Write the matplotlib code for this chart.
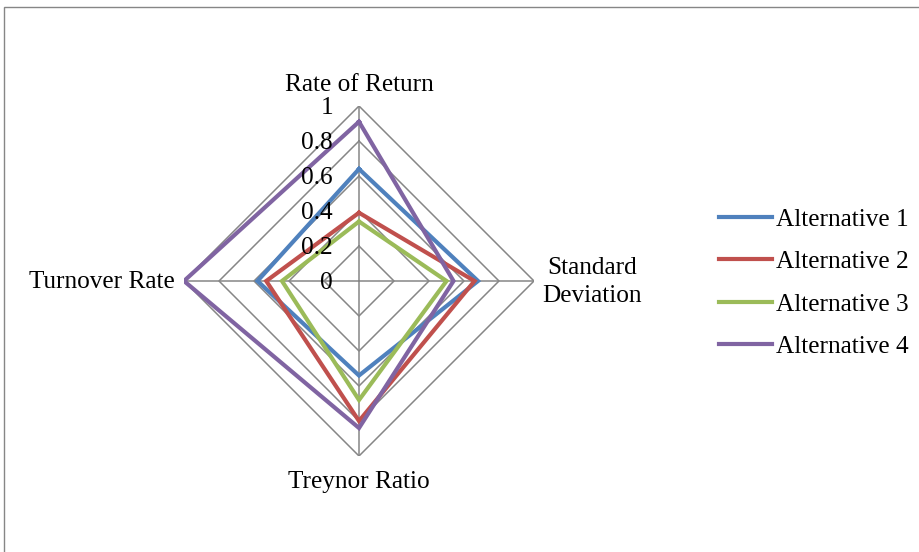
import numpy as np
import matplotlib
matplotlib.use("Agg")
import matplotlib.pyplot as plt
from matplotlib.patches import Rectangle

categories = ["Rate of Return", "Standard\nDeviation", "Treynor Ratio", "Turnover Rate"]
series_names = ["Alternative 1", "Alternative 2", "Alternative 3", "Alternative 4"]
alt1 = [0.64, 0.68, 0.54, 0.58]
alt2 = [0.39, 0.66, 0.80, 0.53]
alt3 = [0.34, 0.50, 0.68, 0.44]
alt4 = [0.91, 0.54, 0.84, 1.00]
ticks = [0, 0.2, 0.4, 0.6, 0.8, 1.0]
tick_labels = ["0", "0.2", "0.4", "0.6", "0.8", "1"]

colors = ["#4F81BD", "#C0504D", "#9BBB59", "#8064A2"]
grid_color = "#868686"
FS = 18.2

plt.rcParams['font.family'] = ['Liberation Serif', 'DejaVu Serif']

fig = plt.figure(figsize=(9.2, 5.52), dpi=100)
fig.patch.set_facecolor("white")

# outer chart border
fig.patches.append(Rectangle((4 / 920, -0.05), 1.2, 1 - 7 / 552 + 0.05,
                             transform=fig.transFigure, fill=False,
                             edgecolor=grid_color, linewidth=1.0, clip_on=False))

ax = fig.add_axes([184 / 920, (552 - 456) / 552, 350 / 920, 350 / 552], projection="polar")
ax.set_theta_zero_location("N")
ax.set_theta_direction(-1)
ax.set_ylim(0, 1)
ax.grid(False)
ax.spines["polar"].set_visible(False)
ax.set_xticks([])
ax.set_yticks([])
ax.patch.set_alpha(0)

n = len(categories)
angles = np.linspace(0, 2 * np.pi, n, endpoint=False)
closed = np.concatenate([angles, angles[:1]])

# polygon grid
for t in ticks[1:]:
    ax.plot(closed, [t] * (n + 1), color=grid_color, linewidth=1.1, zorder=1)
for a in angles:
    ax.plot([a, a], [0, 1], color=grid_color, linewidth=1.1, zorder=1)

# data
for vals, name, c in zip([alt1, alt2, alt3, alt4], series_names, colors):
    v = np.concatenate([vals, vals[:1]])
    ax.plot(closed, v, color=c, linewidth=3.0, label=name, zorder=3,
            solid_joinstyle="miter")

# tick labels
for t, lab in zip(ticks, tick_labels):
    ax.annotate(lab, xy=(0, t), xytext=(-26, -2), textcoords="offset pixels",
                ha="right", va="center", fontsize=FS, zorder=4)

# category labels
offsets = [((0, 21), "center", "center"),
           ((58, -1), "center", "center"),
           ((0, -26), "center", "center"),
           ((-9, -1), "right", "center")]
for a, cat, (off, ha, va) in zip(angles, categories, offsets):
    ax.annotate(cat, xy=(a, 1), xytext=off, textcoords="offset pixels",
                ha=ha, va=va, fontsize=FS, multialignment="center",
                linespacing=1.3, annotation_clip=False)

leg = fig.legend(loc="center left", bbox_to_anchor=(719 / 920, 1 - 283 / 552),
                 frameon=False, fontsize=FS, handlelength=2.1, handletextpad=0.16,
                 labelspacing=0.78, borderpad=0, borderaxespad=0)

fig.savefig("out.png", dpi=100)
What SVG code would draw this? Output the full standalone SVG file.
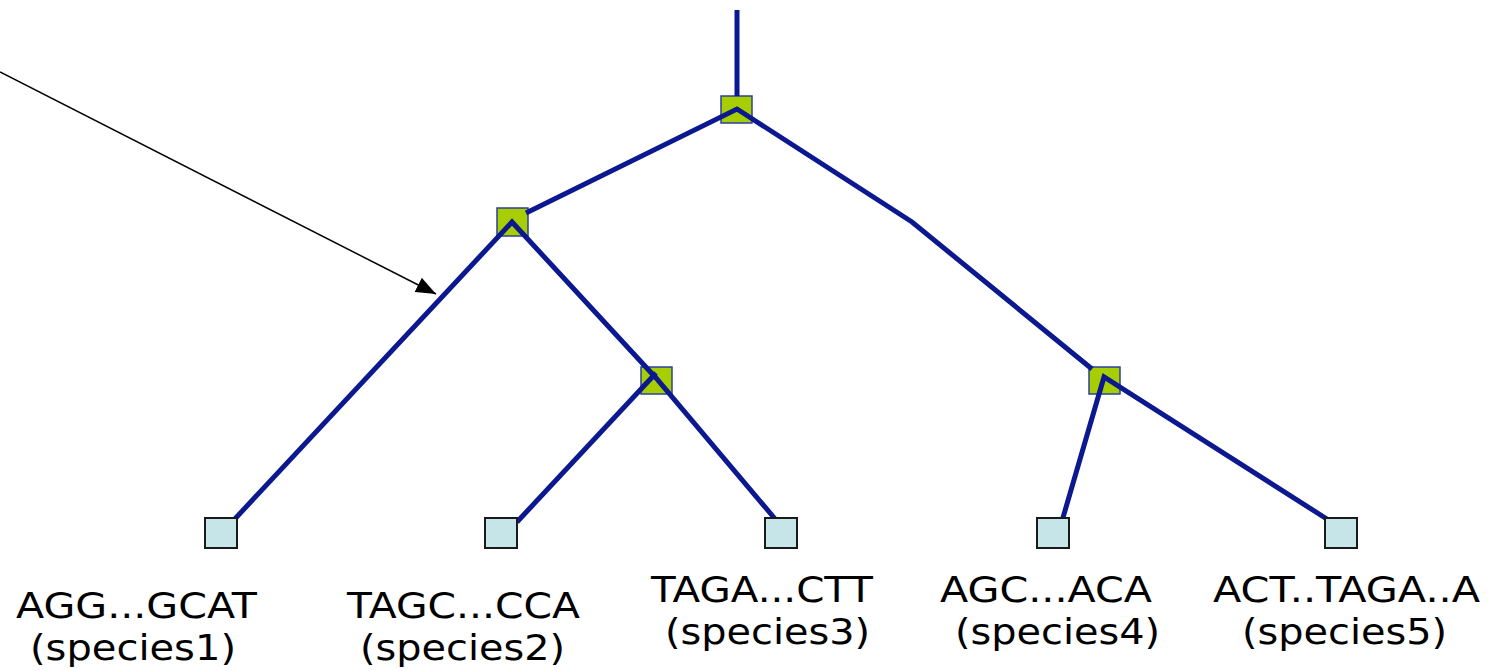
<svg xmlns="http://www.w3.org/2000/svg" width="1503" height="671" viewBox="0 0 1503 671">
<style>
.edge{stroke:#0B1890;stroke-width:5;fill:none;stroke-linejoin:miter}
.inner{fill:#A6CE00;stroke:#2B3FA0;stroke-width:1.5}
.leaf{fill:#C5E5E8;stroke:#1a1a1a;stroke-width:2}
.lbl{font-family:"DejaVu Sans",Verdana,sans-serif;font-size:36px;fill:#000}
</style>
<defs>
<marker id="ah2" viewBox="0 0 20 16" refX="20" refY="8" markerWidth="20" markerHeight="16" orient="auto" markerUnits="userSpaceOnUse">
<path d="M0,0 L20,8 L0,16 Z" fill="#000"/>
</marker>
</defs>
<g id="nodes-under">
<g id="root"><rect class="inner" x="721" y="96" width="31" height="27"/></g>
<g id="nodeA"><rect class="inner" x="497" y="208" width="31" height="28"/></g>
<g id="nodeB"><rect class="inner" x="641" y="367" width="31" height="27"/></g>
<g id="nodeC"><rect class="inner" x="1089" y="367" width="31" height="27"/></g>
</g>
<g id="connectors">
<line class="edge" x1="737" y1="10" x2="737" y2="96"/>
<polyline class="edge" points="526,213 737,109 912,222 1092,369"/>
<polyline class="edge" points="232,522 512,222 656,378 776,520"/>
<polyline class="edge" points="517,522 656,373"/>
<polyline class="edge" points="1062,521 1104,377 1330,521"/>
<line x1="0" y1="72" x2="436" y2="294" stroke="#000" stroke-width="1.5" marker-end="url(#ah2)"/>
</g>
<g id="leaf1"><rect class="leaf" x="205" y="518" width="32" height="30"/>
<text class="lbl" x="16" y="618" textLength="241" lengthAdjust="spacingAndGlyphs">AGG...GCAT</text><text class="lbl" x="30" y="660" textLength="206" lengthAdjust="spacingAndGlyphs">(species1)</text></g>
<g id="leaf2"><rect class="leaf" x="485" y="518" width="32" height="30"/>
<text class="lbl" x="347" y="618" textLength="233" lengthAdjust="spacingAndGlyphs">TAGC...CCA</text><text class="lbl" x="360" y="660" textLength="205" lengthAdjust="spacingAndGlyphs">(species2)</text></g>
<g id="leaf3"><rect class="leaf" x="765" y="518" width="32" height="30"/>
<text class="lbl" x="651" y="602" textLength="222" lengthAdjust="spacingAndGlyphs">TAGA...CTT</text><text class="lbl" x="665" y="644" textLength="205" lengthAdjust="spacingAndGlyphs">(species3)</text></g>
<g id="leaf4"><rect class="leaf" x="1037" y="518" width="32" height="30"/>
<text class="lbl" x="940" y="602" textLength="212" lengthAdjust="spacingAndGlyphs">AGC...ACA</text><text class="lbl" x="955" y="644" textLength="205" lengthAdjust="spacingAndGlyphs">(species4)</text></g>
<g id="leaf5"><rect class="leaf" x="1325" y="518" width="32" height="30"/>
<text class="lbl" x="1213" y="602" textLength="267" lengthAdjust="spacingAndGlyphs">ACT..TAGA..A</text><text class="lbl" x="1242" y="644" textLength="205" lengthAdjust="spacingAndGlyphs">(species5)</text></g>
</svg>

====

• Work to do: Which lines contain "code"? Show each of them.

• Answer in full:
Write the matplotlib code for this chart.
What SVG code would draw this? Output the full standalone SVG file.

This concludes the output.